Андреа Митчелл: Перед этим мы говорили о мальчике, который находится в Соединенных Штатах, о вреде, который это может ему причинить. Вы мне сказали, что чем дольше он пробудет там, тем больше это может сказаться на его личности. Что вас тревожит в этой связи?

Фидель Кастро: Один из фактов, больше всего потрясших народ, это то, что ребенка завалили дорогими игрушками; его даже посадили в игрушечный самолет, вроде летчика из “Братьев-спасателей”; на него надели одежду, футболки с эмблемами пресловутого Кубино-американского национального фонда, который в лучшем случае является двунациональным, а не национальным, поскольку состоит из бывших кубинцев и определенного числа американцев. Это глубоко, очень глубоко ранило наш народ.

Позавчера я прочел в информационных сообщениях, что Мас-младший, Мас Сантос – не уверен в его святости, во всяком случае он, безусловно, наивен, и кроме того, нагл по отношению к президенту Соединенных Штатов, - взял с собой ребенка, чтобы попытаться пройти с ним на банкет, организованный для сбора средств на избирательную кампанию, который возглавлял Клинтон. Для народа, обладающего высокой политической культурой, глубоко оскорбителен тот факт, что ребенка повели туда, что повел его не кто иной, как президент этого фонда, созданного много лет назад правительством Соединенных Штатов с определенными целями и не гнушающегося даже терроризмом. Взять ребенка на этот банкет для сбора средств для политической партии – это уж, действительно, предел всего!

Я знаю, например, что родные на Кубе, отец мальчика, не разговаривали с ним более 48 часов, потому что сначала его одевали и готовили к банкету для сбора средств, а потом, на воскресенье и понедельник его увезли в Диснейленд - фотографироваться со всеми этими их выдумками и ночевать там в хижине.

В течение этих 50 часов родные не могли поговорить с ребенком, это удалось сделать только вчера вечером, а сами разговоры носили лимитированный характер и проходили под давлением.

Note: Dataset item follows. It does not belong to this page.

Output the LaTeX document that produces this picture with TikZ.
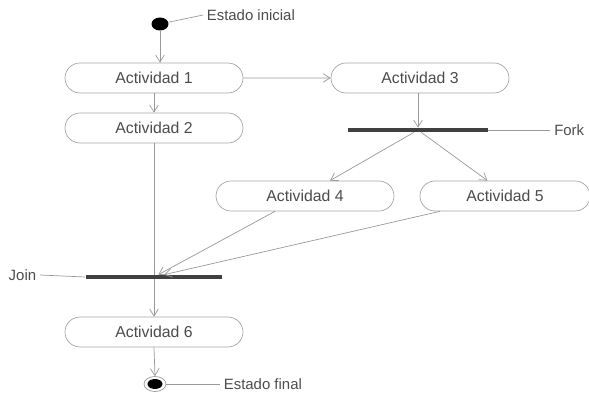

Все это возмущает, это вызвало озабоченность у выдающихся ученых, психологов, специалистов по детской психологии, специалистов по педагогике, потому что на глазах у всего мира над этим шестилетним ребенком творят такое безобразие. Поэтому в ближайший четверг, через два дня, состоится “круглый стол” с участием нескольких наиболее квалифицированных специалистов в этой области, и его тема связана с этим ребенком: сколько требуется времени, чтобы изменить сознание шестилетнего ребенка. Вот какое значение имеет фактор времени. Дело не в том, чтобы сократить страдания родных, ужасные страдания, особенно ужасно страдает отец, ужасно страдают также бабушки и дедушки ребенка - те, кто имеет право на присмотр и уход за ним. Днем больше, днем меньше – дело не в этом. Жизненно важным стал другой вопрос: сколько нужно времени, чтобы изменить сознание шестилетнего ребенка.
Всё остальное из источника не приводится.